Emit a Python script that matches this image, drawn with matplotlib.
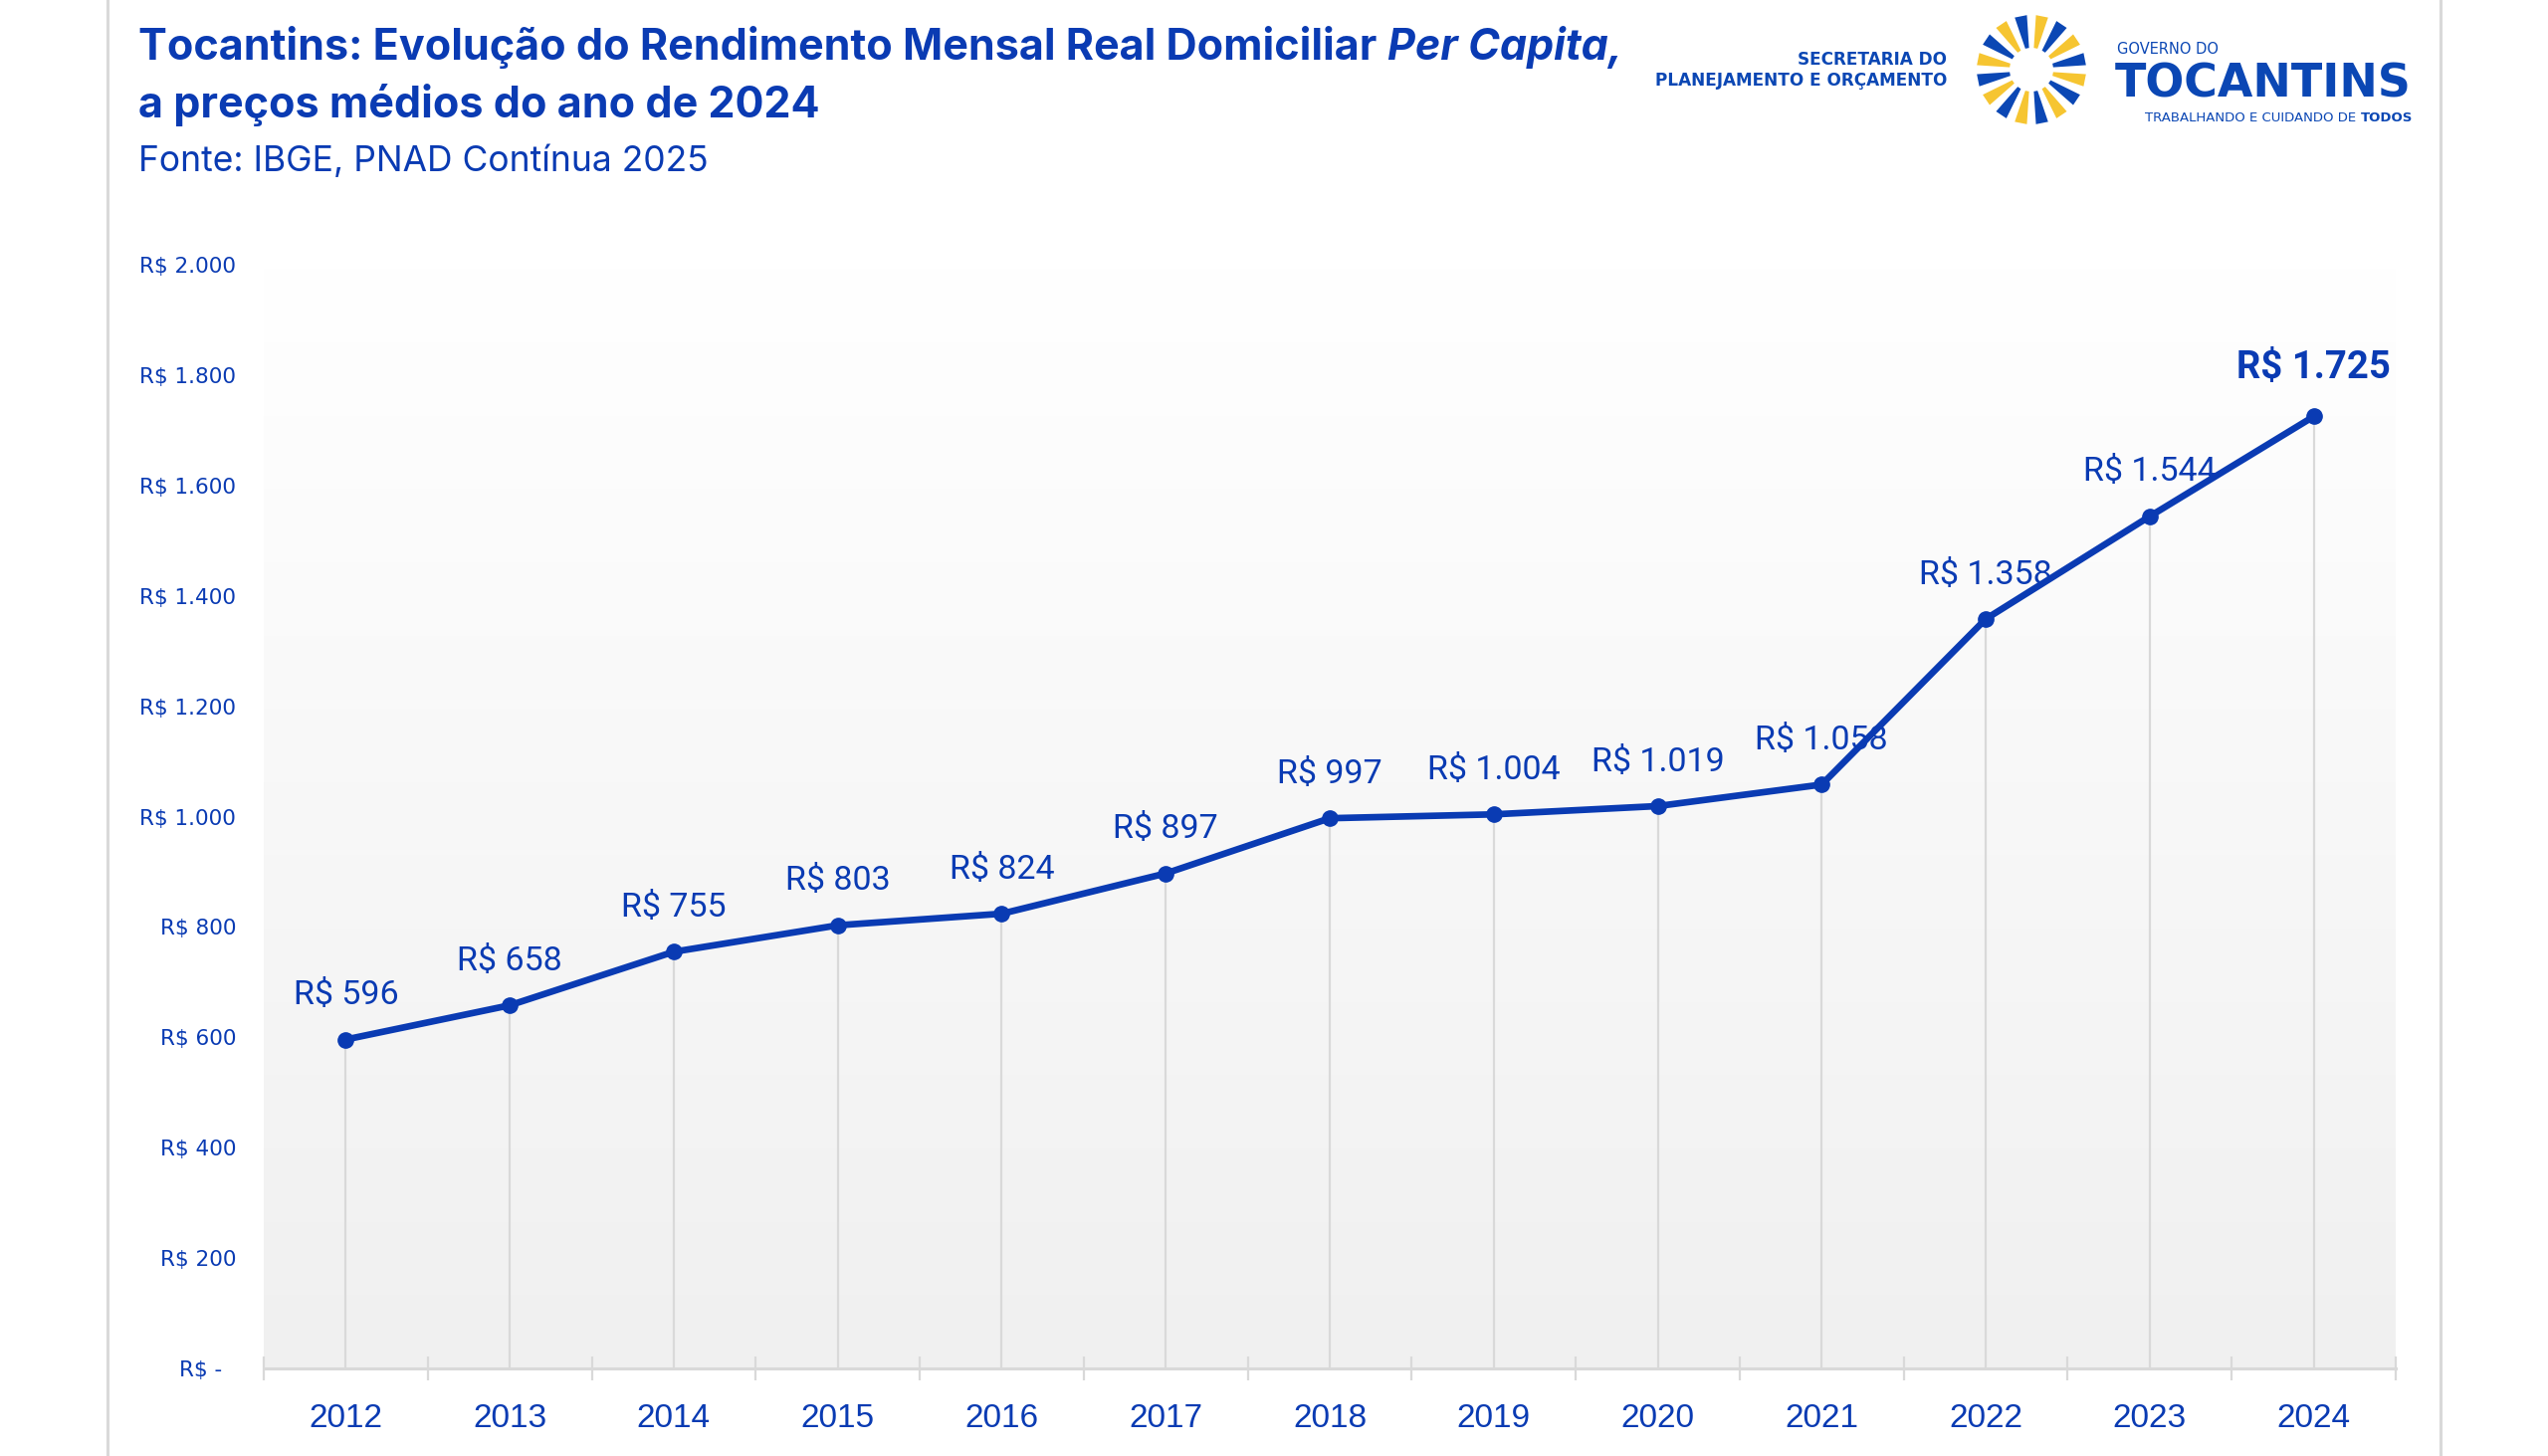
import numpy as np
import matplotlib
matplotlib.use("Agg")
import matplotlib.pyplot as plt
from matplotlib.lines import Line2D
from matplotlib.patches import Polygon
from matplotlib.colors import LinearSegmentedColormap

# data
years = ['2012', '2013', '2014', '2015', '2016', '2017', '2018',
         '2019', '2020', '2021', '2022', '2023', '2024']
rendimento = [596, 658, 755, 803, 824, 897, 997, 1004, 1019, 1058, 1358, 1544, 1725]
y_ticks = [0, 200, 400, 600, 800, 1000, 1200, 1400, 1600, 1800, 2000]


def brl(v):
    if v == 0:
        return 'R$ -  '
    return 'R$ ' + f'{v:,}'.replace(',', '.')


BLUE = '#0A3BB3'
LOGO_BLUE = '#0B47B4'
LOGO_YELLOW = '#F6C531'
GRID = '#d9d9d9'

W, H = 2560, 1463
fig = plt.figure(figsize=(W / 100, H / 100), dpi=100)


def fx(px):
    return px / W


def fy(py):
    return 1 - py / H


# page side borders
for xb in (108, 2452):
    fig.add_artist(Line2D([fx(xb), fx(xb)], [0, 1], color=GRID, lw=2.2))

# plot area
ax = fig.add_axes([fx(265), fy(1375), fx(2407) - fx(265), fy(266) - fy(1375)])
x = np.arange(len(years))
ax.set_xlim(-0.5, len(years) - 0.5)
ax.set_ylim(0, 2000)

# background gradient (light grey at bottom to white at top)
grad = np.linspace(0, 1, 256).reshape(-1, 1)
cmap = LinearSegmentedColormap.from_list('bg', ['#f0f0f0', '#ffffff'])
ax.imshow(grad, extent=[-0.5, len(years) - 0.5, 0, 2000], aspect='auto',
          cmap=cmap, origin='lower', zorder=0)

# drop lines
ax.vlines(x, 0, rendimento, color=GRID, lw=1.6, zorder=1)

# main line
ax.plot(x, rendimento, color=BLUE, lw=4.8, marker='o', ms=11,
        solid_capstyle='round', clip_on=False, zorder=3)

# value labels
for i, v in enumerate(rendimento):
    last = i == len(rendimento) - 1
    ax.annotate(brl(v), (x[i], v), xytext=(0, 35 if last else 32),
                textcoords='offset points', ha='center', va='center',
                fontsize=27.5 if last else 24.5, color=BLUE,
                fontweight='bold' if last else 'normal',
                family='Roboto', zorder=4, annotation_clip=False)

# axes styling
for s in ('top', 'right', 'left'):
    ax.spines[s].set_visible(False)
ax.spines['bottom'].set_color(GRID)
ax.spines['bottom'].set_linewidth(2.2)
ax.spines['bottom'].set_zorder(2)

ax.set_xticks(x)
ax.set_xticklabels(years, fontsize=24, color=BLUE, family='Liberation Sans')
ax.set_xticks(np.arange(-0.5, len(years)), minor=True)
ax.tick_params(axis='x', which='major', length=0, pad=25)
ax.tick_params(axis='x', which='minor', length=17, width=1.6,
               color=GRID, direction='inout')

ax.set_yticks(y_ticks)
ax.set_yticklabels([brl(v) for v in y_ticks], fontsize=15.5, color=BLUE,
                   family='DejaVu Sans')
ax.tick_params(axis='y', length=0, pad=20)

# title
renderer = fig.canvas.get_renderer()
t1 = fig.text(fx(139), fy(60), 'Tocantins: Evolução do Rendimento Mensal Real Domiciliar ',
              fontsize=31, fontweight='bold', color=BLUE, family='Inter',
              va='baseline', ha='left')
bb = t1.get_window_extent(renderer)
fig.text(bb.x1 / W, fy(60), 'Per Capita,', fontsize=31, fontweight='bold',
         fontstyle='italic', color=BLUE, family=['Inter', 'Roboto'],
         va='baseline', ha='left')
fig.text(fx(139), fy(118), 'a preços médios do ano de 2024', fontsize=31,
         fontweight='bold', color=BLUE, family='Inter', va='baseline', ha='left')
fig.text(fx(139), fy(172), 'Fonte: IBGE, PNAD Contínua 2025', fontsize=25.5,
         color=BLUE, family='Inter', va='baseline', ha='left')

# logo: secretaria text
fig.text(fx(1956), fy(60), 'SECRETARIA DO', fontsize=12.2, fontweight='bold',
         color=LOGO_BLUE, family='DejaVu Sans', ha='right', va='center')
fig.text(fx(1956), fy(81), 'PLANEJAMENTO E ORÇAMENTO', fontsize=12.2, fontweight='bold',
         color=LOGO_BLUE, family='DejaVu Sans', ha='right', va='center')

# logo: sunburst
lax = fig.add_axes([fx(1976), fy(135), 130 / W, 130 / H])
lax.set_xlim(-65, 65)
lax.set_ylim(-65, 65)
lax.axis('off')
r_in, r_out = 22, 55
for k in range(16):
    ang = np.deg2rad(101.25 - 22.5 * k)
    hw_in, hw_out = np.deg2rad(5.0), np.deg2rad(6.5)
    pts = [(r_in * np.cos(ang - hw_in), r_in * np.sin(ang - hw_in)),
           (r_out * np.cos(ang - hw_out), r_out * np.sin(ang - hw_out)),
           (r_out * np.cos(ang + hw_out), r_out * np.sin(ang + hw_out)),
           (r_in * np.cos(ang + hw_in), r_in * np.sin(ang + hw_in))]
    lax.add_patch(Polygon(pts, closed=True, lw=0,
                          color=LOGO_BLUE if k % 2 == 0 else LOGO_YELLOW))

# logo: governo text
fig.text(fx(2127), fy(49), 'GOVERNO DO', fontsize=10.5, color=LOGO_BLUE,
         family='DejaVu Sans', ha='left', va='center')
fig.text(fx(2125), fy(97), 'TOCANTINS', fontsize=33, fontweight='bold',
         color=LOGO_BLUE, family='DejaVu Sans', ha='left', va='baseline')
t2 = fig.text(fx(2424), fy(118), 'TODOS', fontsize=9.5, fontweight='bold',
              color=LOGO_BLUE, family='DejaVu Sans', ha='right', va='center')
bb2 = t2.get_window_extent(renderer)
fig.text(bb2.x0 / W, fy(118), 'TRABALHANDO E CUIDANDO DE ', fontsize=9.5,
         color=LOGO_BLUE, family='DejaVu Sans', ha='right', va='center')

fig.savefig('out.png', dpi=100, facecolor='white')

What is asked:
Copy the whole listing above word for word but do not carry over the pictures.

Worked solution:
Emit a Python script that matches this image, drawn with matplotlib.
import numpy as np
import matplotlib
matplotlib.use("Agg")
import matplotlib.pyplot as plt
from matplotlib.lines import Line2D
from matplotlib.patches import Polygon
from matplotlib.colors import LinearSegmentedColormap

# data
years = ['2012', '2013', '2014', '2015', '2016', '2017', '2018',
         '2019', '2020', '2021', '2022', '2023', '2024']
rendimento = [596, 658, 755, 803, 824, 897, 997, 1004, 1019, 1058, 1358, 1544, 1725]
y_ticks = [0, 200, 400, 600, 800, 1000, 1200, 1400, 1600, 1800, 2000]


def brl(v):
    if v == 0:
        return 'R$ -  '
    return 'R$ ' + f'{v:,}'.replace(',', '.')


BLUE = '#0A3BB3'
LOGO_BLUE = '#0B47B4'
LOGO_YELLOW = '#F6C531'
GRID = '#d9d9d9'

W, H = 2560, 1463
fig = plt.figure(figsize=(W / 100, H / 100), dpi=100)


def fx(px):
    return px / W


def fy(py):
    return 1 - py / H


# page side borders
for xb in (108, 2452):
    fig.add_artist(Line2D([fx(xb), fx(xb)], [0, 1], color=GRID, lw=2.2))

# plot area
ax = fig.add_axes([fx(265), fy(1375), fx(2407) - fx(265), fy(266) - fy(1375)])
x = np.arange(len(years))
ax.set_xlim(-0.5, len(years) - 0.5)
ax.set_ylim(0, 2000)

# background gradient (light grey at bottom to white at top)
grad = np.linspace(0, 1, 256).reshape(-1, 1)
cmap = LinearSegmentedColormap.from_list('bg', ['#f0f0f0', '#ffffff'])
ax.imshow(grad, extent=[-0.5, len(years) - 0.5, 0, 2000], aspect='auto',
          cmap=cmap, origin='lower', zorder=0)

# drop lines
ax.vlines(x, 0, rendimento, color=GRID, lw=1.6, zorder=1)

# main line
ax.plot(x, rendimento, color=BLUE, lw=4.8, marker='o', ms=11,
        solid_capstyle='round', clip_on=False, zorder=3)

# value labels
for i, v in enumerate(rendimento):
    last = i == len(rendimento) - 1
    ax.annotate(brl(v), (x[i], v), xytext=(0, 35 if last else 32),
                textcoords='offset points', ha='center', va='center',
                fontsize=27.5 if last else 24.5, color=BLUE,
                fontweight='bold' if last else 'normal',
                family='Roboto', zorder=4, annotation_clip=False)

# axes styling
for s in ('top', 'right', 'left'):
    ax.spines[s].set_visible(False)
ax.spines['bottom'].set_color(GRID)
ax.spines['bottom'].set_linewidth(2.2)
ax.spines['bottom'].set_zorder(2)

ax.set_xticks(x)
ax.set_xticklabels(years, fontsize=24, color=BLUE, family='Liberation Sans')
ax.set_xticks(np.arange(-0.5, len(years)), minor=True)
ax.tick_params(axis='x', which='major', length=0, pad=25)
ax.tick_params(axis='x', which='minor', length=17, width=1.6,
               color=GRID, direction='inout')

ax.set_yticks(y_ticks)
ax.set_yticklabels([brl(v) for v in y_ticks], fontsize=15.5, color=BLUE,
                   family='DejaVu Sans')
ax.tick_params(axis='y', length=0, pad=20)

# title
renderer = fig.canvas.get_renderer()
t1 = fig.text(fx(139), fy(60), 'Tocantins: Evolução do Rendimento Mensal Real Domiciliar ',
              fontsize=31, fontweight='bold', color=BLUE, family='Inter',
              va='baseline', ha='left')
bb = t1.get_window_extent(renderer)
fig.text(bb.x1 / W, fy(60), 'Per Capita,', fontsize=31, fontweight='bold',
         fontstyle='italic', color=BLUE, family=['Inter', 'Roboto'],
         va='baseline', ha='left')
fig.text(fx(139), fy(118), 'a preços médios do ano de 2024', fontsize=31,
         fontweight='bold', color=BLUE, family='Inter', va='baseline', ha='left')
fig.text(fx(139), fy(172), 'Fonte: IBGE, PNAD Contínua 2025', fontsize=25.5,
         color=BLUE, family='Inter', va='baseline', ha='left')

# logo: secretaria text
fig.text(fx(1956), fy(60), 'SECRETARIA DO', fontsize=12.2, fontweight='bold',
         color=LOGO_BLUE, family='DejaVu Sans', ha='right', va='center')
fig.text(fx(1956), fy(81), 'PLANEJAMENTO E ORÇAMENTO', fontsize=12.2, fontweight='bold',
         color=LOGO_BLUE, family='DejaVu Sans', ha='right', va='center')

# logo: sunburst
lax = fig.add_axes([fx(1976), fy(135), 130 / W, 130 / H])
lax.set_xlim(-65, 65)
lax.set_ylim(-65, 65)
lax.axis('off')
r_in, r_out = 22, 55
for k in range(16):
    ang = np.deg2rad(101.25 - 22.5 * k)
    hw_in, hw_out = np.deg2rad(5.0), np.deg2rad(6.5)
    pts = [(r_in * np.cos(ang - hw_in), r_in * np.sin(ang - hw_in)),
           (r_out * np.cos(ang - hw_out), r_out * np.sin(ang - hw_out)),
           (r_out * np.cos(ang + hw_out), r_out * np.sin(ang + hw_out)),
           (r_in * np.cos(ang + hw_in), r_in * np.sin(ang + hw_in))]
    lax.add_patch(Polygon(pts, closed=True, lw=0,
                          color=LOGO_BLUE if k % 2 == 0 else LOGO_YELLOW))

# logo: governo text
fig.text(fx(2127), fy(49), 'GOVERNO DO', fontsize=10.5, color=LOGO_BLUE,
         family='DejaVu Sans', ha='left', va='center')
fig.text(fx(2125), fy(97), 'TOCANTINS', fontsize=33, fontweight='bold',
         color=LOGO_BLUE, family='DejaVu Sans', ha='left', va='baseline')
t2 = fig.text(fx(2424), fy(118), 'TODOS', fontsize=9.5, fontweight='bold',
              color=LOGO_BLUE, family='DejaVu Sans', ha='right', va='center')
bb2 = t2.get_window_extent(renderer)
fig.text(bb2.x0 / W, fy(118), 'TRABALHANDO E CUIDANDO DE ', fontsize=9.5,
         color=LOGO_BLUE, family='DejaVu Sans', ha='right', va='center')

fig.savefig('out.png', dpi=100, facecolor='white')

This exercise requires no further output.